Pesce isn’t overly concerned with convention, boundaries, or even political correctness. When we meet in his SoHo studio, Pesce holds court from the Nocturne in New York sofa (2010), a night-time variation of his iconic Sunset in New York (1980) design, a soft throne in the shape of the moon rising over Manhattan.

The cozy space is brimming with his many contributions to design history, including an Up-5 Donna chair and ottoman, which resemble the curvaceous torso of a woman covered in stretch jersey and attached to a ball and chain. Released in 1969, during the tumult of the feminist movement in Italy, the Donna was his first statement of concern over the global plight of women.

“After 50 years, I thought the problem was disappearing, but it’s gotten worse,” Pesce laments.

Gaetano Pesce, Nocturne in New York, 2010. Courtesy of Gaetano Pesce’s Office.

The Donna reemerged this winter as part of Pesce’s exhibition “Maestà Tradita” (Majesty Betrayed) at the Museo del Novecento in Florence, this time as a 13-foot-tall sculpture, covered in women’s clothing of different cultures and eras. The project aimed to draw attention to the economic and social injustice still experienced by over half the world’s population. It included an installation that invited visitors to dip a piece of bread into a bitter black liquid and eat it: Pesce’s attempt to demonstrate the bitter taste of women’s oppression.

The artist has often used smell, sound, and taste to make his work more potent, its message more memorable. “It’s very important to provoke people, not to use only their brains, but also their senses and stomachs,” he says. (This multi-sensory approach caused a stir at the Musee des Arts Decoratifs in 1975, when Pesce’s meat-based sculpture, Appearances of Time (Homage to Mies van der Rohe), filled the museum’s galleries with the smell of putrefaction. The odor eventually got so bad that the museum staff went on strike.)

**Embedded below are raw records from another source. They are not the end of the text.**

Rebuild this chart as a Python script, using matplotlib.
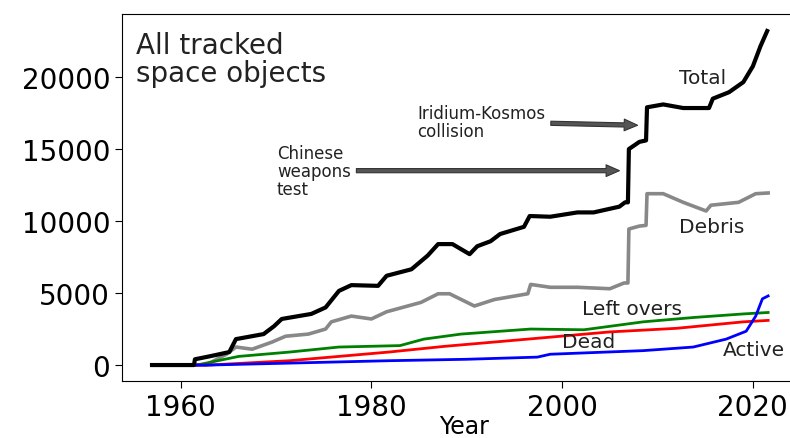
import matplotlib
matplotlib.use("Agg")
import matplotlib.pyplot as plt

# values
total_years = [1957, 1961.4, 1961.5, 1963, 1965.1, 1965.8, 1968.7, 1969.8, 1970.6,
               1973.7, 1975.2, 1976.6, 1977.9, 1980.7, 1981.6, 1984.2, 1985.9,
               1987.0, 1988.5, 1990.3, 1991.1, 1992.5, 1993.5, 1996.0, 1996.6,
               1998.75, 2001.6, 2003.3, 2006.0, 2006.6, 2006.9, 2007.0, 2008.1,
               2008.8, 2008.9, 2010.6, 2012.7, 2015.4, 2015.8, 2017.5, 2019.0,
               2020.0, 2020.8, 2021.5]
total = [0, 0, 400, 600, 900, 1800, 2150, 2700, 3200, 3550, 4000, 5150, 5550,
         5500, 6200, 6650, 7600, 8400, 8400, 7700, 8250, 8600, 9100, 9600, 10350,
         10300, 10600, 10600, 11000, 11300, 11300, 15000, 15500, 15600, 17900,
         18100, 17850, 17850, 18500, 18950, 19650, 20750, 22150, 23200]

debris_years = [1957, 1962.7, 1963.5, 1964.8, 1965.8, 1967.5, 1969.6, 1971.0,
                1973.4, 1975.2, 1975.8, 1977.9, 1980.0, 1981.6, 1985.2, 1987.0,
                1988.2, 1990.8, 1992.9, 1996.4, 1996.7, 1998.75, 2001.6, 2005.0,
                2006.5, 2006.9, 2007.0, 2008.1, 2008.8, 2008.9, 2010.6, 2012.7,
                2015.1, 2015.6, 2018.5, 2020.3, 2021.6]
debris = [0, 0, 300, 750, 1250, 1100, 1600, 2000, 2150, 2500, 3000, 3400, 3200,
          3700, 4350, 4950, 4950, 4100, 4550, 4950, 5600, 5400, 5400, 5300, 5700,
          5700, 9450, 9650, 9700, 11900, 11900, 11300, 10700, 11100, 11300, 11900,
          11950]

left_years = [1957, 1961.7, 1966.1, 1971.4, 1976.6, 1983.0, 1985.5, 1989.4,
              1996.7, 2002.3, 2008.5, 2013.75, 2019.0, 2021.6]
left_overs = [0, 0, 600, 900, 1250, 1350, 1800, 2150, 2500, 2450, 3000, 3300,
              3550, 3650]

dead_years = [1957, 1963, 1971.4, 1976.6, 1981.8, 1987.7, 1996.4, 2005.0, 2012.0,
              2019.0, 2021.6]
dead = [0, 0, 300, 600, 900, 1300, 1800, 2300, 2550, 3000, 3100]

active_years = [1957, 1963, 1981.8, 1990.0, 1997.4, 1998.75, 2008.5, 2013.75,
                2017.2, 2019.3, 2020.3, 2021.0, 2021.6]
active = [0, 0, 300, 400, 550, 750, 1000, 1250, 1800, 2350, 3400, 4600, 4800]

fig = plt.figure(figsize=(7.9, 4.39), dpi=100)
ax = fig.add_axes([0.1544, 0.1298, 0.865, 0.836])

ax.plot(debris_years, debris, color="#888888", lw=2.6)
ax.plot(left_years, left_overs, color="green", lw=2)
ax.plot(dead_years, dead, color="red", lw=2)
ax.plot(active_years, active, color="blue", lw=2)
ax.plot(total_years, total, color="black", lw=3)

ax.set_xlim(1953.85, 2025.5)
ax.set_ylim(-1110, 24380)
ax.set_xticks([1960, 1980, 2000, 2020])
ax.set_yticks([0, 5000, 10000, 15000, 20000])
ax.tick_params(labelsize=20, length=5)
ax.set_xlabel("Year", fontsize=17, labelpad=-5)
ax.spines["right"].set_visible(False)

ax.text(1955.3, 23200, "All tracked\nspace objects", fontsize=20,
        va="top", ha="left", color="#222222", linespacing=1.0)

ax.text(2012.3, 20000, "Total", fontsize=14.5, va="center", color="#222222")
ax.text(2012.3, 9600, "Debris", fontsize=14.5, va="center", color="#222222")
ax.text(2002.1, 3900, "Left overs", fontsize=14.5, va="center", color="#222222")
ax.text(2000.0, 1600, "Dead", fontsize=14.5, va="center", color="#222222")
ax.text(2016.9, 1100, "Active", fontsize=14.5, va="center", color="#222222")

arrow = dict(arrowstyle="simple,head_width=0.7,head_length=0.8,tail_width=0.25",
             fc="#555555", ec="#333333", lw=0.8)
ax.annotate("Chinese\nweapons\ntest", xy=(2006.3, 13500), xytext=(1970.1, 13500),
            fontsize=12, va="center", ha="left", color="#222222",
            linespacing=1.0, arrowprops=arrow)
ax.annotate("Iridium-Kosmos\ncollision", xy=(2008.2, 16650), xytext=(1984.8, 16900),
            fontsize=12, va="center", ha="left", color="#222222",
            linespacing=1.0, arrowprops=arrow)

fig.savefig("out.png", dpi=100)
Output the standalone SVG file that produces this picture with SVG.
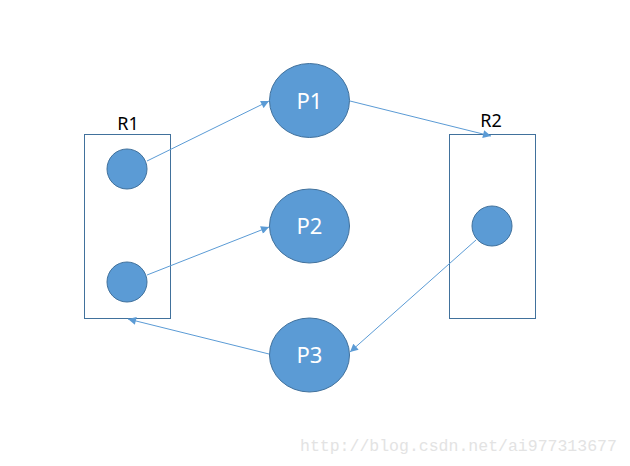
<svg xmlns="http://www.w3.org/2000/svg" width="630" height="466" viewBox="0 0 630 466">
<style>
.box{fill:none;stroke:#41719C;stroke-width:1}
.dot{fill:#5B9BD5;stroke:#41719C;stroke-width:1}
.lbl{font-family:"Noto Sans","Liberation Sans",sans-serif;font-size:18px;fill:#000;text-anchor:middle}
.plbl{font-family:"Noto Sans","Liberation Sans",sans-serif;font-size:22px;fill:#fff;text-anchor:middle}
.edge{stroke:#5B9BD5;stroke-width:1;fill:none;marker-end:url(#ah)}
.wm{font-family:"Liberation Mono","DejaVu Sans Mono",monospace;font-size:16.5px;fill:#e3e3e3}
</style>
<defs>
<marker id="ah" viewBox="0 0 10 10" refX="10" refY="5" markerWidth="10" markerHeight="8" orient="auto" markerUnits="userSpaceOnUse">
<path d="M0,0 L10,5 L0,10 z" fill="#5B9BD5"/>
</marker>
</defs>
<rect width="630" height="466" fill="#fff"/>
<g id="R1">
<rect class="box" x="84.5" y="134.5" width="86" height="184"/>
<text class="lbl" x="128" y="130">R1</text>
<circle class="dot" cx="127" cy="169" r="20"/>
<circle class="dot" cx="127" cy="282" r="20"/>
</g>
<g id="R2">
<rect class="box" x="449.5" y="134.5" width="86" height="184"/>
<text class="lbl" x="491" y="127">R2</text>
<circle class="dot" cx="492" cy="226" r="20"/>
</g>
<g id="P1">
<ellipse class="dot" cx="309.5" cy="100.5" rx="40" ry="37"/>
<text class="plbl" x="309.5" y="108.5">P1</text>
</g>
<g id="P2">
<ellipse class="dot" cx="309.5" cy="226" rx="40" ry="37"/>
<text class="plbl" x="309.5" y="234">P2</text>
</g>
<g id="P3">
<ellipse class="dot" cx="309.5" cy="355" rx="40" ry="37"/>
<text class="plbl" x="309.5" y="363">P3</text>
</g>
<g id="connectors">
<line class="edge" x1="147" y1="161" x2="269" y2="101"/>
<line class="edge" x1="147" y1="275" x2="269" y2="227"/>
<line class="edge" x1="350" y1="101" x2="491" y2="136"/>
<line class="edge" x1="476" y1="240" x2="350" y2="352"/>
<line class="edge" x1="269" y1="354" x2="128" y2="319"/>
</g>
<text class="wm" x="300" y="451">http://blog.csdn.net/ai977313677</text>
</svg>
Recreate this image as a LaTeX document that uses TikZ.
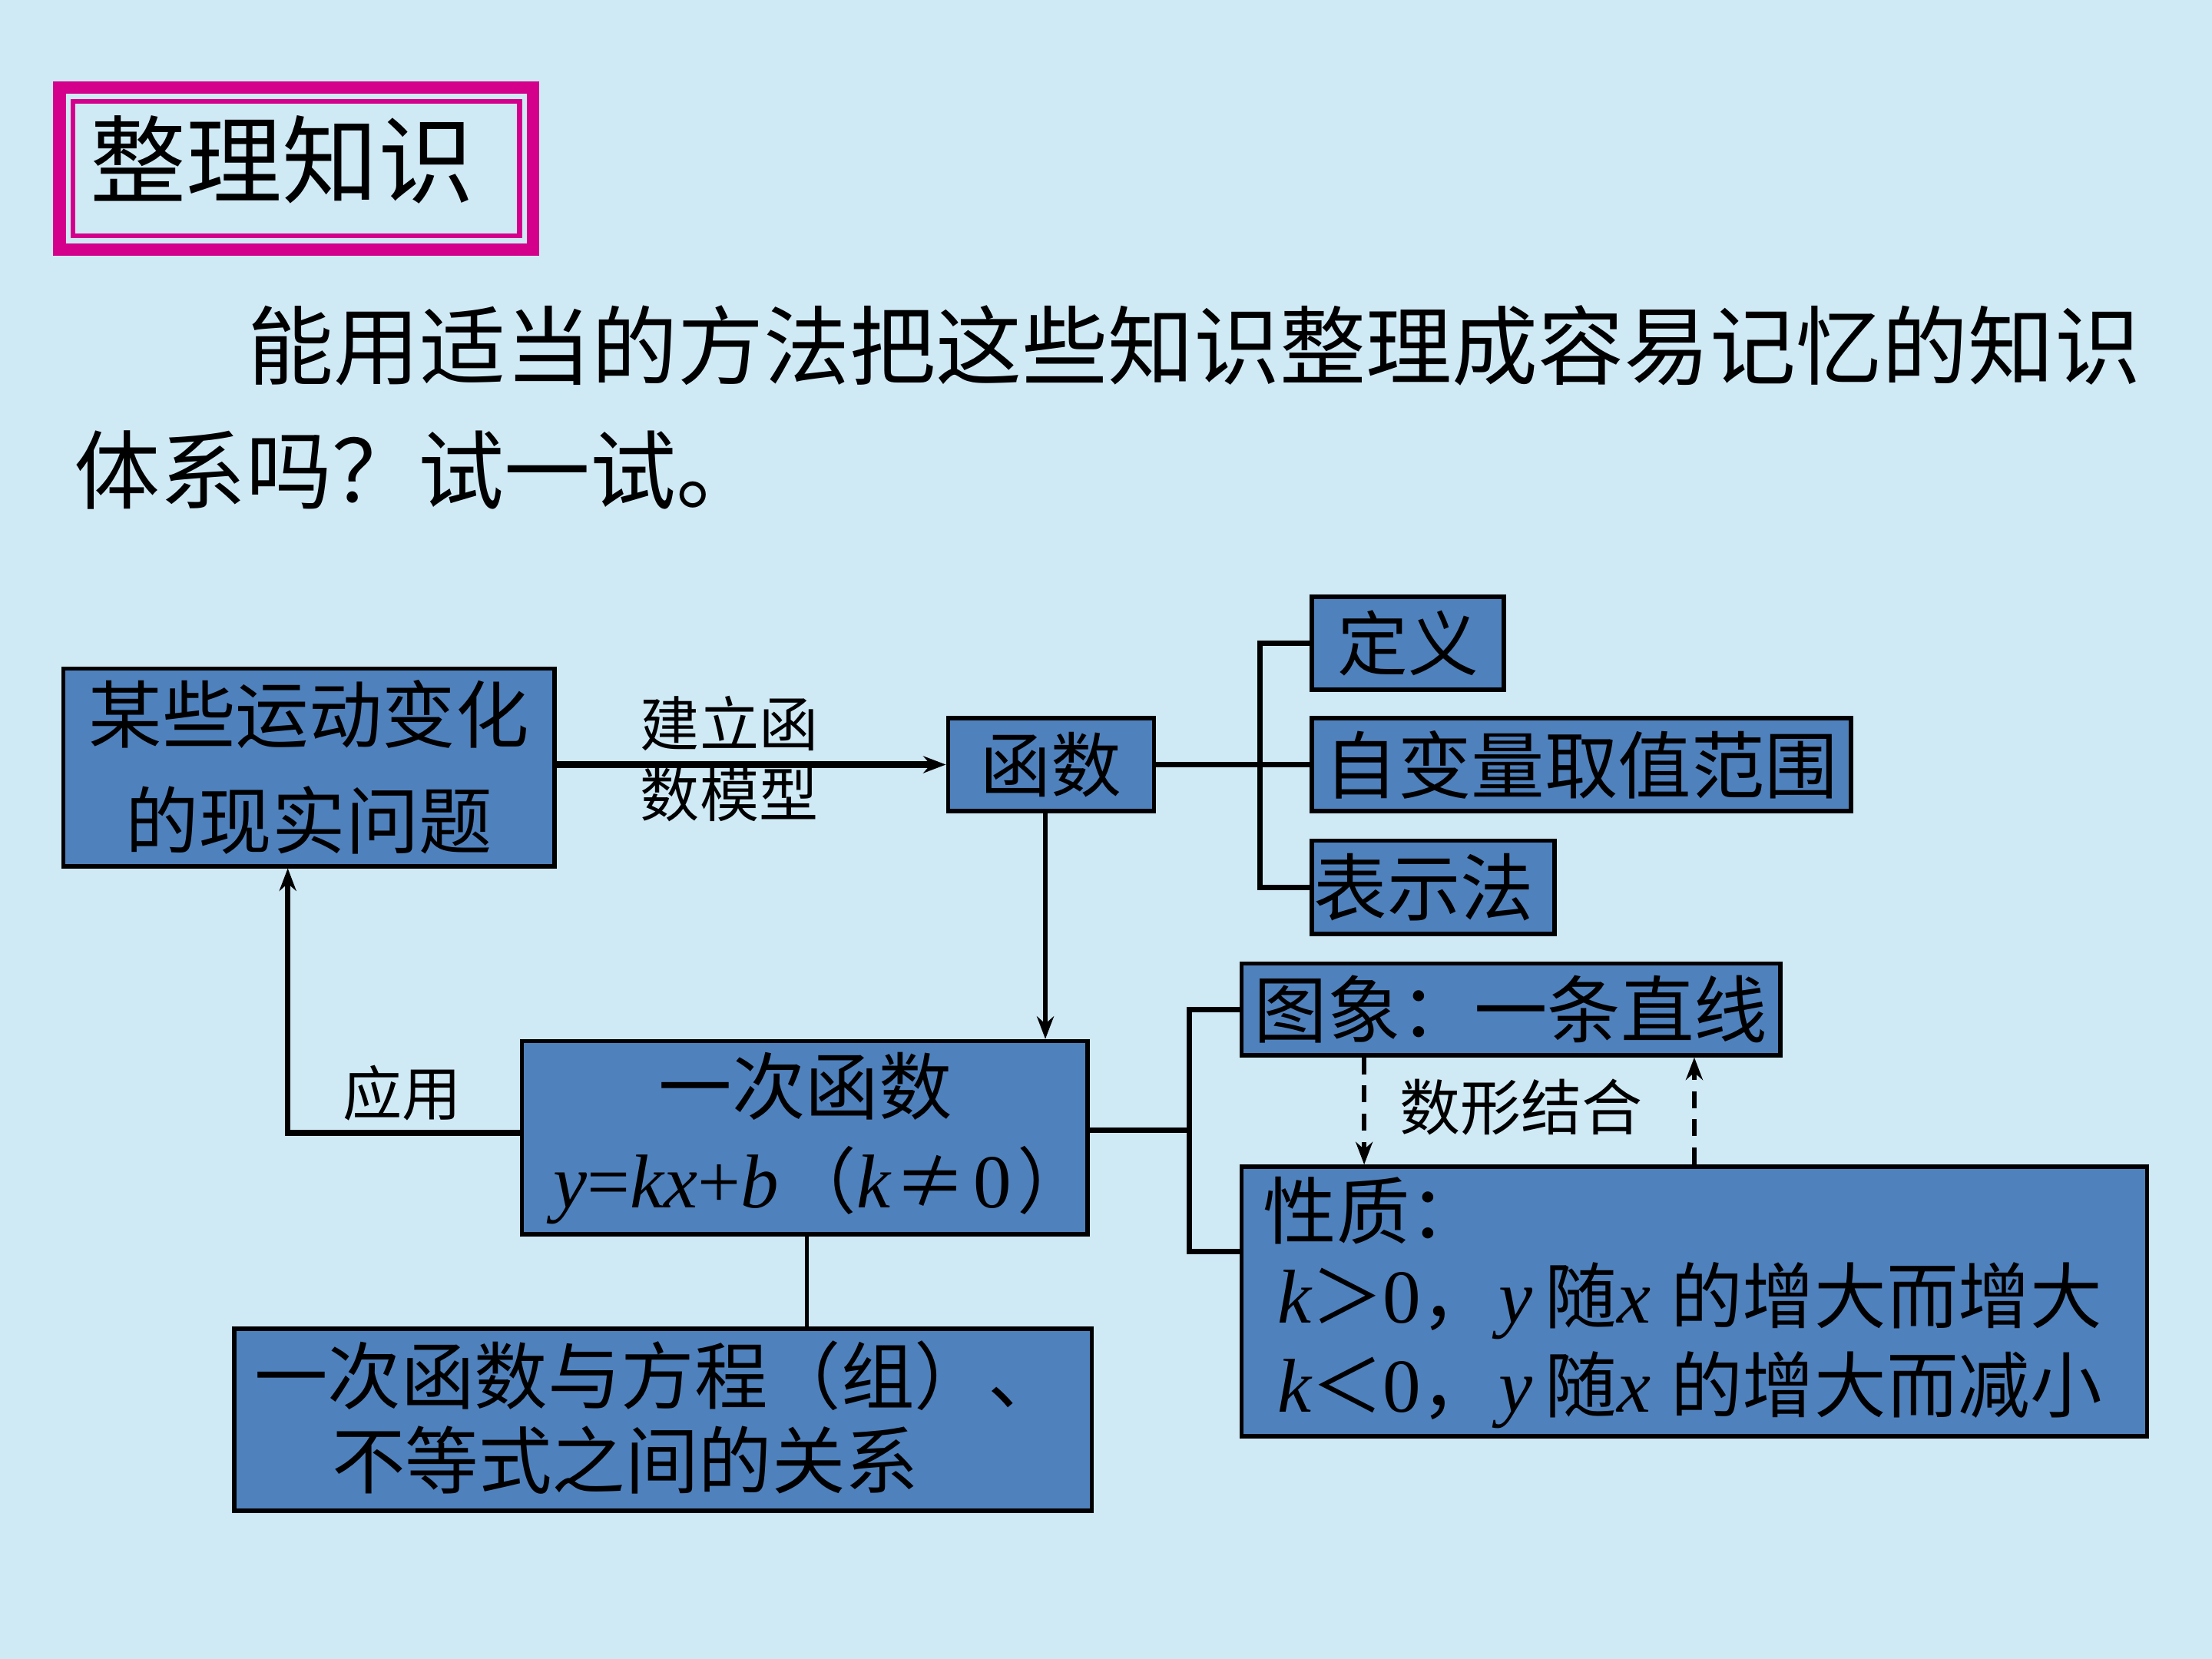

Even in the face of recent art world controversies around identity and representation, whether a male artist has the authority to give voice to women’s pain isn’t a question that preoccupies Pesce. “It’s not only Africans who can talk about the problems of Africa, not only Germans who can talk about Nazis, so we are free to talk about what we think is important. We are not supposed to ask permission from anybody,” he tells me.

Installation view of “Maestà Tradita (Majesty Betrayed).” Courtesy of Gaetano Pesce’s Office.

Pesce’s interest in expressing social realities through design objects extends to his dream project, as yet unrealized, a tower where each floor is designed by a different architect. “It’s political architecture,” he explains, “a kind of representation of democracy. The technology already exists, it’s just a question of organization.”

Pesce is the godfather of the barrier-busting, discipline-crossing approach now championed by most design school graduates today. To his mind, disciplines are all tools in a toolbox, and it’s an artist’s prerogative to select the best one for the job.

“I use design when the subject I want to express is good to be expressed with design, but if the idea is better for sculpture, architecture, drawing, or film then I use other media,” Pesce says, and he hopes other artists will act with similar multidisciplinary gusto. “It’s much easier, much more joyful, and you don’t get bored.”

Original “Up” series, 1969. Courtesy of Gaetano Pesce’s Office.

Original “Up” series, 1969. Courtesy of Gaetano Pesce’s Office.

Another thing that bores Pesce: perfection. He prefers the rough-hewn, the spontaneous gesture, or the element of surprise. “I use materials that have a strong personality,” he says. “I don’t control them, but when I see the material making something extraordinary, I leave it. There is an aesthetic that isn’t the aesthetic of order or perfection. It’s another beauty.”